Vous évoquez le lobby gris. Redoutez-vous qu’il prenne le pouvoir ?

En quelque sorte, il l’a déjà pris. Simplement parce que les trentenaires et les quadras sont trop occupés à trouver un emploi, un logement, à fonder une famille. Ils n’ont pas le temps de s’investir pleinement dans la vie politique nationale et locale, associative, syndicale… Les seniors ont bénéficié de l’ascenseur social, vivent mieux que leurs enfants. Ces baby-boomers ont d’autres aspirations. Et prennent des décisions qui engagent l’ensemble de la société. Ils ont la force du nombre et si j’ose dire la vie devant eux. Dans les zones comme la Bretagne ou le Midi où ils sont venus s’implanter, on assiste à une réorientation des dépenses publiques vers la construction de maisons de retraite ou des investissements sécuritaires au détriment de crèches.

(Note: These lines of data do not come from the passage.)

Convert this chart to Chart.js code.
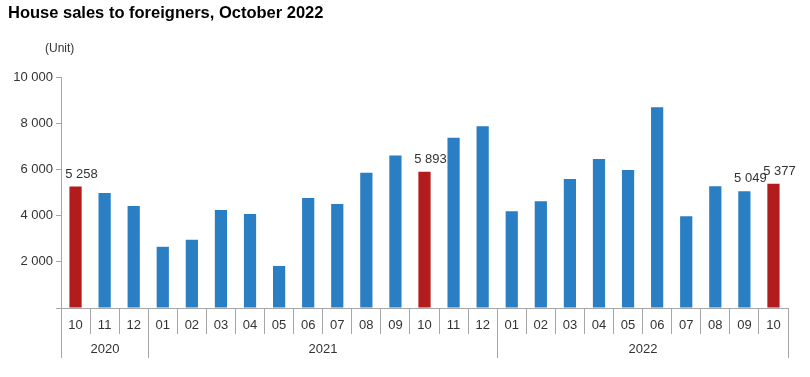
<!DOCTYPE html>
<html>
<head>
<meta charset="utf-8">
<script src="https://cdn.jsdelivr.net/npm/chart.js@4"></script>
<style>
    body { margin: 0; background: #fff; font-family: "Liberation Sans", Arial, sans-serif; }
    #wrap { position: relative; width: 810px; height: 377px; }
    #title { position: absolute; left: 8px; top: 3px; font-size: 16.5px; font-weight: bold; color: #000; }
    #unit { position: absolute; left: 45px; top: 41px; font-size: 12px; color: #333; }
    canvas { position: absolute; left: 0; top: 0; }
</style>
</head>
<body>
<div id="wrap">
    <canvas id="salesChart" width="810" height="377"></canvas>
    <div id="title">House sales to foreigners, October 2022</div>
    <div id="unit">(Unit)</div>
</div>
<script>
const months = ['10', '11', '12',
    '01', '02', '03', '04', '05', '06', '07', '08', '09', '10', '11', '12',
    '01', '02', '03', '04', '05', '06', '07', '08', '09', '10'];
const years = ['2020', '2021', '2022'];
const yearCounts = [3, 12, 10];
const sales = [5258, 4980, 4420,
    2650, 2950, 4240, 4070, 1820, 4760, 4500, 5850, 6600, 5893, 7370, 7870,
    4190, 4620, 5580, 6450, 5970, 8690, 3970, 5270, 5049, 5377];
// red bars, and bars that get a value label
const highlighted = [0, 12, 24];
const labelled = [0, 12, 23, 24];

const blue = '#2a7ec3';
const red = '#b21c1c';
const axisGrey = '#a6a6a6';
const fontFamily = '"Liberation Sans", Arial, sans-serif';

function formatNum(v) {
    return String(v).replace(/\B(?=(\d{3})+(?!\d))/g, ' ');
}

const barColors = sales.map((v, i) => highlighted.includes(i) ? red : blue);

// year row below month labels
const yearAxisPlugin = {
    id: 'yearAxis',
    afterDraw(chart) {
        const ctx = chart.ctx;
        const x = chart.scales.x;
        const bottom = chart.chartArea.bottom;
        const half = (x.getPixelForValue(1) - x.getPixelForValue(0)) / 2;
        ctx.save();
        ctx.strokeStyle = axisGrey;
        ctx.lineWidth = 1;
        ctx.fillStyle = '#333';
        ctx.font = '13px ' + fontFamily;
        ctx.textAlign = 'center';
        ctx.textBaseline = 'middle';
        let start = 0;
        for (let i = 0; i < years.length; i++) {
            const end = start + yearCounts[i] - 1;
            const left = Math.round(x.getPixelForValue(start) - half) + 0.5;
            const right = Math.round(x.getPixelForValue(end) + half) + 0.5;
            ctx.beginPath();
            ctx.moveTo(left, bottom);
            ctx.lineTo(left, bottom + 50);
            ctx.moveTo(right, bottom);
            ctx.lineTo(right, bottom + 50);
            ctx.stroke();
            ctx.fillText(years[i], (left + right) / 2, bottom + 41);
            start = end + 1;
        }
        ctx.restore();
    }
};

const valueLabelPlugin = {
    id: 'valueLabels',
    afterDatasetsDraw(chart) {
        const ctx = chart.ctx;
        const meta = chart.getDatasetMeta(0);
        ctx.save();
        ctx.fillStyle = '#333';
        ctx.font = '13px ' + fontFamily;
        ctx.textAlign = 'center';
        ctx.textBaseline = 'bottom';
        labelled.forEach(i => {
            const bar = meta.data[i];
            ctx.fillText(formatNum(sales[i]), bar.x + 6, bar.y - 6);
        });
        ctx.restore();
    }
};

const ctx = document.getElementById('salesChart').getContext('2d');
new Chart(ctx, {
    type: 'bar',
    data: {
        labels: months,
        datasets: [{
            data: sales,
            backgroundColor: barColors,
            categoryPercentage: 1,
            barPercentage: 0.42
        }]
    },
    options: {
        responsive: false,
        animation: false,
        layout: { padding: { left: 0, top: 77, right: 22, bottom: 0 } },
        plugins: {
            legend: { display: false },
            tooltip: { enabled: false }
        },
        scales: {
            x: {
                offset: true,
                grid: {
                    offset: true,
                    drawOnChartArea: false,
                    tickLength: 26,
                    color: axisGrey
                },
                border: { color: axisGrey },
                ticks: {
                    color: '#333',
                    font: { size: 13, family: fontFamily },
                    maxRotation: 0,
                    autoSkip: false,
                    padding: -16
                },
                afterFit(scale) { scale.height = 69; }
            },
            y: {
                min: 0,
                max: 10000,
                ticks: {
                    stepSize: 2000,
                    color: '#333',
                    font: { size: 13, family: fontFamily },
                    padding: 3,
                    callback: function(value) {
                        return value === 0 ? '' : formatNum(value);
                    }
                },
                grid: {
                    drawOnChartArea: false,
                    tickLength: 5,
                    color: axisGrey
                },
                border: { color: axisGrey },
                afterFit(scale) { scale.width = 61; }
            }
        }
    },
    plugins: [yearAxisPlugin, valueLabelPlugin]
});
</script>
</body>
</html>
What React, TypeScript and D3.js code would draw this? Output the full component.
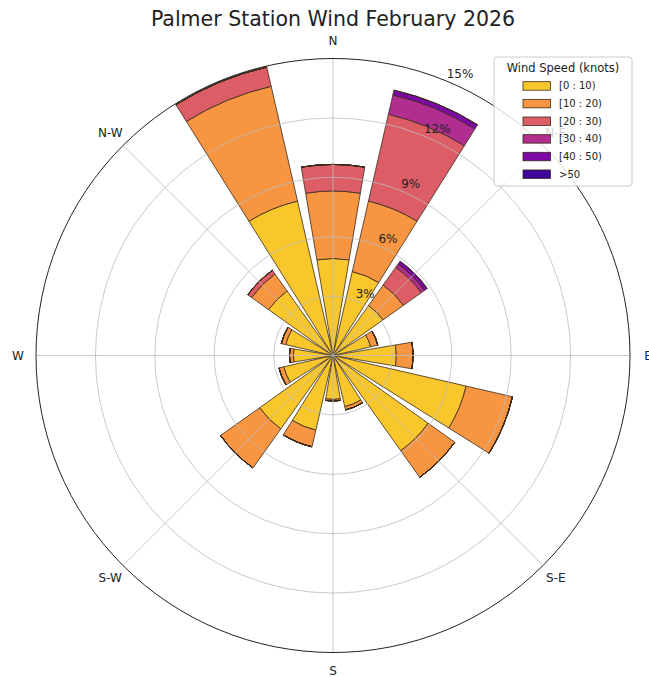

Comment faire en sorte que jeunes et vieux soient sur la même longueur d’onde ?

Faire de la mixité générationnelle relève d’un mythe similaire à celui de la mixité sociale pour les villes. Ça ne marche pas. On ne forcera jamais riches et pauvres, vieux et jeunes à vivre ensemble. En revanche, on peut permettre à chacun de naviguer entre plusieurs statuts professionnels : c’est sur la notion de mobilité des moins favorisés qu’il faut travailler. Désenclaver certaines zones par un réseau de transports en commun adapté leur permettrait d’aller vers l’emploi. On n’évitera pas l’entre-soi des personnes âgées, à l’image des « Sun Cities » américaines qui émergent en France ; mais, au moins, pour éviter les « ghettos de vieux », laissons jeunes et vieux réinventer la ville par leurs usages et le « vivre ensemble » par leurs rencontres.

HÉLÈNE XUAN

Économiste.

PARCOURS

Directrice scientifique de la chaire Transitions démographiques, transitions économiques de la Fondation du risque, Hélène Xuan vient de publier Vivre un siècle (éd. Descartes & Cie). La fondation réunit des chercheurs de différentes disciplines issus du Centre d’études actuarielles (CEA), de l’Ensae, de Polytechnique et de Paris-Dauphine et est financée par Allianz, Axa, Groupama, la Société générale, Scor, CNP, Médéric et Quatrem.